--- Start RECORDED INFORMATION ---

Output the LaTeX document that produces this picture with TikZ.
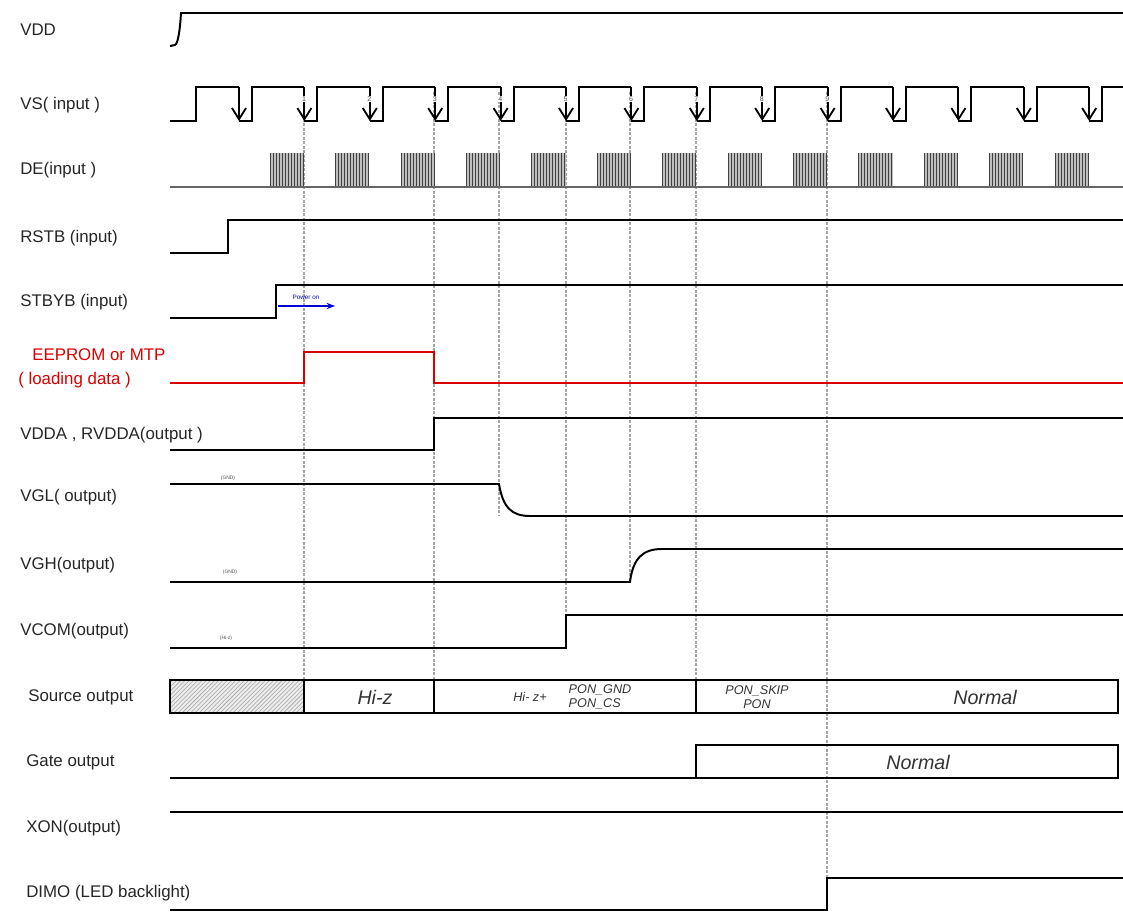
\documentclass[tikz,border=0pt]{standalone}
\usepackage{fontspec}
\setmainfont{Liberation Sans}
\usetikzlibrary{arrows.meta, patterns}

\begin{document}
\begin{tikzpicture}[
    % pixel grid of the sheet, y running down
    x=0.025cm, y=-0.025cm,
    sig/.style={line width=1.4pt, black},
    redsig/.style={line width=1.4pt, red!85!black},
    vsedge/.style={line width=1.4pt, -{Straight Barb[length=8pt, width=10pt, line width=1.3pt]}},
    guide/.style={gray!70, line width=1.1pt, dash pattern=on 2pt off 1.2pt},
    lbl/.style={anchor=west, inner sep=0pt, font=\fontsize{12}{14}\selectfont, text=black!85},
    tinylbl/.style={inner sep=0pt, font=\fontsize{3.5}{4}\selectfont, text=black!70},
    boxtxt/.style={inner sep=0pt, font=\fontsize{14}{16}\selectfont\itshape, text=black!80},
    smalltxt/.style={inner sep=0pt, font=\fontsize{9}{10}\selectfont\itshape, text=black!80, align=center}
]
\useasboundingbox (0,0) rectangle (1123,912);

%% ── Signal names ────────────────────────────────────────────
\node (lvdd)  [lbl] at (20,30)  {VDD};
\node (lvs)   [lbl] at (20,105) {VS( input )};
\node (lde)   [lbl] at (20,170) {DE(input )};
\node (lrstb) [lbl] at (20,238) {RSTB (input)};
\node (lstby) [lbl] at (20,302) {STBYB (input)};
\node (lrom)  [lbl, text=red!85!black] at (32,355) {EEPROM or MTP};
\node (lload) [lbl, text=red!85!black] at (18,380) {( loading data )};
\node (lvdda) [lbl] at (20,435) {VDDA , RVDDA(output )};
\node (lvgl)  [lbl] at (20,497) {VGL( output)};
\node (lvgh)  [lbl] at (20,565) {VGH(output)};
\node (lvcom) [lbl] at (20,631) {VCOM(output)};
\node (lsrc)  [lbl] at (28,697) {Source output};
\node (lgate) [lbl] at (26,762) {Gate output};
\node (lxon)  [lbl] at (26,828) {XON(output)};
\node (ldimo) [lbl] at (26,893) {DIMO (LED backlight)};

%% ── Frame guides ────────────────────────────────────────────
\foreach \gx/\gy in {304/680, 434/680, 499/516, 566/615, 630/582, 696/680, 827/878}
    \draw [guide] (\gx,92) -- (\gx,\gy);

%% ── VDD ─────────────────────────────────────────────────────
\draw [sig] (170,46) -- (175,45) .. controls (178,44) and (180,30) .. (181,13) -- (1123,13);

%% ── VS ──────────────────────────────────────────────────────
\draw [sig] (170,121) -- (196,121) -- (196,87) -- (239,87);
\foreach \k in {0,...,13} {
    \pgfmathsetmacro\fa{239+65.4*\k}
    \pgfmathsetmacro\fb{min(239+65.4*(\k+1),1123)}
    \draw [vsedge] (\fa,87) -- (\fa,121);
    \draw [sig] (\fa,121) -- (\fa+13,121) -- (\fa+13,87) -- (\fb,87);
}
\foreach \i in {1,...,9}
    \node (n\i) [tinylbl, font=\fontsize{5}{5}\selectfont, fill=white, inner sep=0.3pt] at ({304+65.4*(\i-1)},99) {\i};

%% ── DE ──────────────────────────────────────────────────────
\foreach \k in {0,...,12} {
    \pgfmathsetmacro\ba{270+65.4*\k}
    \fill [gray!50] (\ba,153) rectangle (\ba+34,187);
    \foreach \j in {0,3,...,33}
        \draw [black!75, line width=0.35pt] (\ba+\j,153) -- (\ba+\j,187);
}
\draw [black!60, line width=1.2pt] (170,187) -- (1123,187);

%% ── RSTB / STBYB ────────────────────────────────────────────
\draw [sig] (170,253) -- (228,253) -- (228,220) -- (1123,220);
\draw [sig] (170,318) -- (276,318) -- (276,285) -- (1123,285);
\draw [blue!85!black, line width=1.2pt, -{Stealth[length=6pt]}] (278,306) -- (335,306);
\node (pwron) [tinylbl, font=\fontsize{4.5}{5}\selectfont, text=blue!80!black] at (306,297) {Power on};

%% ── EEPROM / MTP loading ────────────────────────────────────
\draw [redsig] (170,383) -- (304,383) -- (304,352) -- (434,352) -- (434,383) -- (1123,383);

%% ── Supplies ────────────────────────────────────────────────
\draw [sig] (170,450) -- (434,450) -- (434,418) -- (1123,418);
\draw [sig] (170,484) -- (499,484) .. controls (503,508) and (512,516) .. (530,516) -- (1123,516);
\node (gnd1) [tinylbl] at (228,478) {(GND)};
\draw [sig] (170,582) -- (630,582) .. controls (633,558) and (643,549) .. (662,549) -- (1123,549);
\node (gnd2) [tinylbl] at (230,572) {(GND)};
\draw [sig] (170,648) -- (566,648) -- (566,615) -- (1123,615);
\node (hiz0) [tinylbl] at (226,638) {(Hi-z)};

%% ── Source output ───────────────────────────────────────────
\fill [gray!15] (170,680) rectangle (304,713);
\fill [pattern=north east lines, pattern color=gray!70] (170,680) rectangle (304,713);
\draw [sig] (170,680) rectangle (1118,713);
\foreach \dx in {304, 434, 696}
    \draw [sig] (\dx,680) -- (\dx,713);
\node (shiz)  [boxtxt] at (375,697) {Hi-z};
\node (shizp) [smalltxt] at (530,697) {Hi- z+};
\node (spon)  [smalltxt, align=left] at (600,697) {PON\_GND\\PON\_CS};
\node (sskip) [smalltxt] at (757,697) {PON\_SKIP\\PON};
\node (snorm) [boxtxt] at (985,697) {Normal};

%% ── Gate output ─────────────────────────────────────────────
\draw [sig] (170,778) -- (1118,778) -- (1118,745) -- (696,745) -- (696,778);
\node (gnorm) [boxtxt] at (918,762) {Normal};

%% ── XON / DIMO ──────────────────────────────────────────────
\draw [sig] (170,812) -- (1123,812);
\draw [sig] (170,910) -- (827,910) -- (827,878) -- (1123,878);

\end{tikzpicture}
\end{document}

--- End RECORDED INFORMATION ---

The lines from the start of the data through the line that contains "(0,0) rectangle (1123,912);" are to be returned exactly, please, with both ends included and every picture left out.

Output the LaTeX document that produces this picture with TikZ.
\documentclass[tikz,border=0pt]{standalone}
\usepackage{fontspec}
\setmainfont{Liberation Sans}
\usetikzlibrary{arrows.meta, patterns}

\begin{document}
\begin{tikzpicture}[
    % pixel grid of the sheet, y running down
    x=0.025cm, y=-0.025cm,
    sig/.style={line width=1.4pt, black},
    redsig/.style={line width=1.4pt, red!85!black},
    vsedge/.style={line width=1.4pt, -{Straight Barb[length=8pt, width=10pt, line width=1.3pt]}},
    guide/.style={gray!70, line width=1.1pt, dash pattern=on 2pt off 1.2pt},
    lbl/.style={anchor=west, inner sep=0pt, font=\fontsize{12}{14}\selectfont, text=black!85},
    tinylbl/.style={inner sep=0pt, font=\fontsize{3.5}{4}\selectfont, text=black!70},
    boxtxt/.style={inner sep=0pt, font=\fontsize{14}{16}\selectfont\itshape, text=black!80},
    smalltxt/.style={inner sep=0pt, font=\fontsize{9}{10}\selectfont\itshape, text=black!80, align=center}
]
\useasboundingbox (0,0) rectangle (1123,912);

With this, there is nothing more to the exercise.